Synergistic boron-based nanocrystal and amorphous Ni–Fe–B catalyst for high-performance flexible zinc-air batteries

Abstract

Flexible zinc-air batteries (FZABs) are still limited by slow oxygen electrocatalysis and poor mechanical durability. In this work, we prepare a Ni–Fe–B catalyst with a nanocrystalline–amorphous composite structure through a two-step chemical reduction method. The amorphous Ni–B matrix stabilizes uniformly dispersed Fe nanocrystals, generating abundant unsaturated coordination sites and forming a mesoporous network (2–6 nm) that promotes the accessibility of active sites and facilitates mass transport.
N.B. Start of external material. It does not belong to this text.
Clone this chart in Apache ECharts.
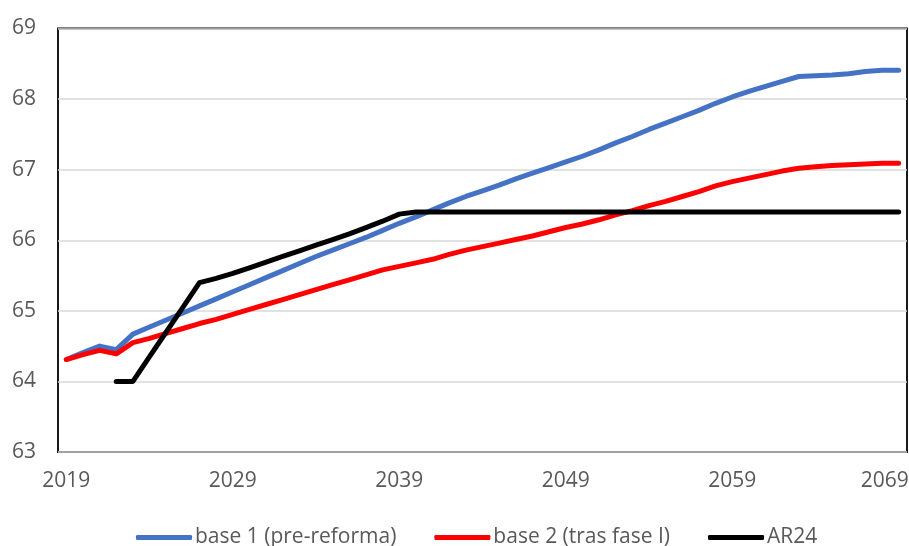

Boron-mediated electronic interaction between Ni and Fe modulates the surface electronic states, which lowers the interfacial charge-transfer resistance to 3–5 Ω cm² and improves the oxygen reduction reaction (ORR) activity, yielding a half-wave potential of 0.86 V vs. RHE, comparable to that of commercial Pt/C. When applied as the cathode in FZABs, this catalyst exhibits a peak power density of 224.9 mW cm⁻² and remarkable cycling stability, with a voltage decay rate of only 0.05 mV h⁻¹ over 100 h. The assembled battery also retains stable output under repeated bending between 0° and 180°, showing voltage fluctuations within 50 mV, thereby confirming excellent mechanical tolerance. This study demonstrates for the first time the use of bimetallic borides in FZABs and proposes a material design strategy that combines an amorphous host, a mesoporous structure, and bimetallic synergy to achieve high-performance, deformable zinc-air battery systems.